__What you should do__: Your task is to transcribe the records exactly, skipping every image.

__Data lines__:

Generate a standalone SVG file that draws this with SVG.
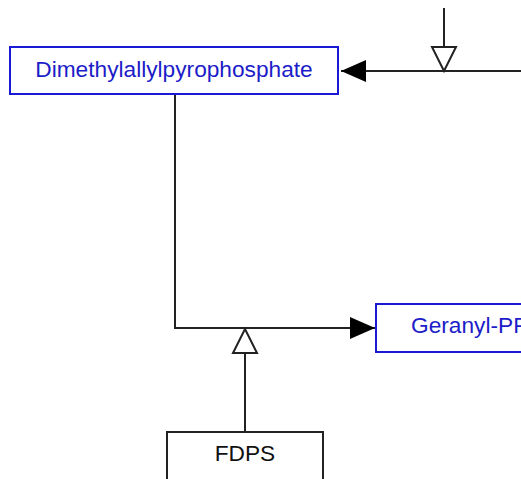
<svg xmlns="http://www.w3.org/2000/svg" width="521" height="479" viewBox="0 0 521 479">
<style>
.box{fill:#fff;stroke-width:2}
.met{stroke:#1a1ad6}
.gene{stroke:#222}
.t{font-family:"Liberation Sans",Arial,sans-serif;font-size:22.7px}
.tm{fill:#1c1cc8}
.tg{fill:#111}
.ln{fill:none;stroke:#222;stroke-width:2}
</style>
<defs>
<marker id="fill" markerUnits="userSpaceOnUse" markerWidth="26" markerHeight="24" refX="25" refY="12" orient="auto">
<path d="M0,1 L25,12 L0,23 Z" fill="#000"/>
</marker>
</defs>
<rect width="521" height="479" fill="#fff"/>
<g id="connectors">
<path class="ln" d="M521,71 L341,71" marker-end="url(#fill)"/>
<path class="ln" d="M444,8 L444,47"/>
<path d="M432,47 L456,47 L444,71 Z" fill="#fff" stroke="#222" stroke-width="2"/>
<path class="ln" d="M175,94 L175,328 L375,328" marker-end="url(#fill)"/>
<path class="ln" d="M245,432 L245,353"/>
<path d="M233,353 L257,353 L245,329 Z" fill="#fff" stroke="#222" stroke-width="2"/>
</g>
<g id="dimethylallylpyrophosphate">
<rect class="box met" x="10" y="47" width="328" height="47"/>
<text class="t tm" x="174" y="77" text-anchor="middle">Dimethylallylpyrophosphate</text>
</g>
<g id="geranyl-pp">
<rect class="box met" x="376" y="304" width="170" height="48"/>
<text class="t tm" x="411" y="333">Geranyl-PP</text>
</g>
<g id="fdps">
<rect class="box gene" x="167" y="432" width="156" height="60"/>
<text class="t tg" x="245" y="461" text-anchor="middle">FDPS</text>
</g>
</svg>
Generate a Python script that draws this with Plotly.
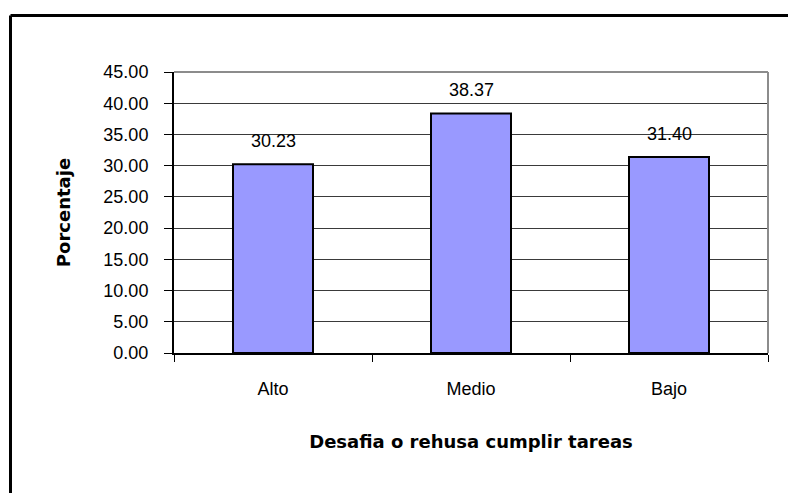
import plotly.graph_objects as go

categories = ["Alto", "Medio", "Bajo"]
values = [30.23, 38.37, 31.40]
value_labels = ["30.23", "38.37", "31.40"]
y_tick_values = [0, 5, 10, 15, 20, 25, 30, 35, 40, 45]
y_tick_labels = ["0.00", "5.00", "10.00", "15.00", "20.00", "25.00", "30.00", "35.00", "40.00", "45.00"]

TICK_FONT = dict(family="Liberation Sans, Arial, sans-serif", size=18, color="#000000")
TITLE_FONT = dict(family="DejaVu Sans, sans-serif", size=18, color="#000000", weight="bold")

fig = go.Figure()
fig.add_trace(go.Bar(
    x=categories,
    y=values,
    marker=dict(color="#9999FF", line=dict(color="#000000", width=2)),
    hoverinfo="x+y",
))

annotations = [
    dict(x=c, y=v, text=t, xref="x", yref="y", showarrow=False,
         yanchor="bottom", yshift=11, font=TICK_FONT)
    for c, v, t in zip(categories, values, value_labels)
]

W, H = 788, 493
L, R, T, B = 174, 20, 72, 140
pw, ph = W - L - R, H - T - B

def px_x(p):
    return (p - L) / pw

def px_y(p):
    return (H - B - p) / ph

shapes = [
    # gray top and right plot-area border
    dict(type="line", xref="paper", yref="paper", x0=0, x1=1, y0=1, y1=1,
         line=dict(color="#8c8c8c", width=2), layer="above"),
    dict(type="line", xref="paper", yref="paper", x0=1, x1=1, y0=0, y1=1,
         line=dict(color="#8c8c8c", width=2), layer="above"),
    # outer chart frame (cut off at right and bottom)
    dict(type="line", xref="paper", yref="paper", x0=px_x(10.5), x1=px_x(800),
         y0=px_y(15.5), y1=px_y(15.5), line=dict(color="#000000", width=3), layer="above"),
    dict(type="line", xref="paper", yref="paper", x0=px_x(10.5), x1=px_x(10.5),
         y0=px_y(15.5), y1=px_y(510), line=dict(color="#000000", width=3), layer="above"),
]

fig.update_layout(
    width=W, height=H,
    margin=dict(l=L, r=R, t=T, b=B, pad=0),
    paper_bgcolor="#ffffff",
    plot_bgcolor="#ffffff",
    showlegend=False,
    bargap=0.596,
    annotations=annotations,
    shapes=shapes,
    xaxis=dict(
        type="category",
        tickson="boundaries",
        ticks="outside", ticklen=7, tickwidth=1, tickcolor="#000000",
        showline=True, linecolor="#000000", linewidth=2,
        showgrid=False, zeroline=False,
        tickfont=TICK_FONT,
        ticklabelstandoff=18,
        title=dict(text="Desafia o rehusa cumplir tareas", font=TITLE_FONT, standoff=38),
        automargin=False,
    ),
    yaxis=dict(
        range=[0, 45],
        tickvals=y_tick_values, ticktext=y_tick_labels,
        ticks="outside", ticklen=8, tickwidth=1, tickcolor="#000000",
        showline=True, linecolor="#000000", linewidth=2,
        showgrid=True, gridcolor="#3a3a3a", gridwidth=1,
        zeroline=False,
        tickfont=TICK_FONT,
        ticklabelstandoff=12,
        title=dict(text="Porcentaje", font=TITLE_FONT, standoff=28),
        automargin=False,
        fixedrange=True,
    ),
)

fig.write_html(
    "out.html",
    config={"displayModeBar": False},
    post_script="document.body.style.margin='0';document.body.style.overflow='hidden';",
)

__Solution for this task__:
Generate a standalone SVG file that draws this with SVG.
<svg xmlns="http://www.w3.org/2000/svg" width="521" height="479" viewBox="0 0 521 479">
<style>
.box{fill:#fff;stroke-width:2}
.met{stroke:#1a1ad6}
.gene{stroke:#222}
.t{font-family:"Liberation Sans",Arial,sans-serif;font-size:22.7px}
.tm{fill:#1c1cc8}
.tg{fill:#111}
.ln{fill:none;stroke:#222;stroke-width:2}
</style>
<defs>
<marker id="fill" markerUnits="userSpaceOnUse" markerWidth="26" markerHeight="24" refX="25" refY="12" orient="auto">
<path d="M0,1 L25,12 L0,23 Z" fill="#000"/>
</marker>
</defs>
<rect width="521" height="479" fill="#fff"/>
<g id="connectors">
<path class="ln" d="M521,71 L341,71" marker-end="url(#fill)"/>
<path class="ln" d="M444,8 L444,47"/>
<path d="M432,47 L456,47 L444,71 Z" fill="#fff" stroke="#222" stroke-width="2"/>
<path class="ln" d="M175,94 L175,328 L375,328" marker-end="url(#fill)"/>
<path class="ln" d="M245,432 L245,353"/>
<path d="M233,353 L257,353 L245,329 Z" fill="#fff" stroke="#222" stroke-width="2"/>
</g>
<g id="dimethylallylpyrophosphate">
<rect class="box met" x="10" y="47" width="328" height="47"/>
<text class="t tm" x="174" y="77" text-anchor="middle">Dimethylallylpyrophosphate</text>
</g>
<g id="geranyl-pp">
<rect class="box met" x="376" y="304" width="170" height="48"/>
<text class="t tm" x="411" y="333">Geranyl-PP</text>
</g>
<g id="fdps">
<rect class="box gene" x="167" y="432" width="156" height="60"/>
<text class="t tg" x="245" y="461" text-anchor="middle">FDPS</text>
</g>
</svg>
Generate a Python script that draws this with Plotly.
import plotly.graph_objects as go

categories = ["Alto", "Medio", "Bajo"]
values = [30.23, 38.37, 31.40]
value_labels = ["30.23", "38.37", "31.40"]
y_tick_values = [0, 5, 10, 15, 20, 25, 30, 35, 40, 45]
y_tick_labels = ["0.00", "5.00", "10.00", "15.00", "20.00", "25.00", "30.00", "35.00", "40.00", "45.00"]

TICK_FONT = dict(family="Liberation Sans, Arial, sans-serif", size=18, color="#000000")
TITLE_FONT = dict(family="DejaVu Sans, sans-serif", size=18, color="#000000", weight="bold")

fig = go.Figure()
fig.add_trace(go.Bar(
    x=categories,
    y=values,
    marker=dict(color="#9999FF", line=dict(color="#000000", width=2)),
    hoverinfo="x+y",
))

annotations = [
    dict(x=c, y=v, text=t, xref="x", yref="y", showarrow=False,
         yanchor="bottom", yshift=11, font=TICK_FONT)
    for c, v, t in zip(categories, values, value_labels)
]

W, H = 788, 493
L, R, T, B = 174, 20, 72, 140
pw, ph = W - L - R, H - T - B

def px_x(p):
    return (p - L) / pw

def px_y(p):
    return (H - B - p) / ph

shapes = [
    # gray top and right plot-area border
    dict(type="line", xref="paper", yref="paper", x0=0, x1=1, y0=1, y1=1,
         line=dict(color="#8c8c8c", width=2), layer="above"),
    dict(type="line", xref="paper", yref="paper", x0=1, x1=1, y0=0, y1=1,
         line=dict(color="#8c8c8c", width=2), layer="above"),
    # outer chart frame (cut off at right and bottom)
    dict(type="line", xref="paper", yref="paper", x0=px_x(10.5), x1=px_x(800),
         y0=px_y(15.5), y1=px_y(15.5), line=dict(color="#000000", width=3), layer="above"),
    dict(type="line", xref="paper", yref="paper", x0=px_x(10.5), x1=px_x(10.5),
         y0=px_y(15.5), y1=px_y(510), line=dict(color="#000000", width=3), layer="above"),
]

fig.update_layout(
    width=W, height=H,
    margin=dict(l=L, r=R, t=T, b=B, pad=0),
    paper_bgcolor="#ffffff",
    plot_bgcolor="#ffffff",
    showlegend=False,
    bargap=0.596,
    annotations=annotations,
    shapes=shapes,
    xaxis=dict(
        type="category",
        tickson="boundaries",
        ticks="outside", ticklen=7, tickwidth=1, tickcolor="#000000",
        showline=True, linecolor="#000000", linewidth=2,
        showgrid=False, zeroline=False,
        tickfont=TICK_FONT,
        ticklabelstandoff=18,
        title=dict(text="Desafia o rehusa cumplir tareas", font=TITLE_FONT, standoff=38),
        automargin=False,
    ),
    yaxis=dict(
        range=[0, 45],
        tickvals=y_tick_values, ticktext=y_tick_labels,
        ticks="outside", ticklen=8, tickwidth=1, tickcolor="#000000",
        showline=True, linecolor="#000000", linewidth=2,
        showgrid=True, gridcolor="#3a3a3a", gridwidth=1,
        zeroline=False,
        tickfont=TICK_FONT,
        ticklabelstandoff=12,
        title=dict(text="Porcentaje", font=TITLE_FONT, standoff=28),
        automargin=False,
        fixedrange=True,
    ),
)

fig.write_html(
    "out.html",
    config={"displayModeBar": False},
    post_script="document.body.style.margin='0';document.body.style.overflow='hidden';",
)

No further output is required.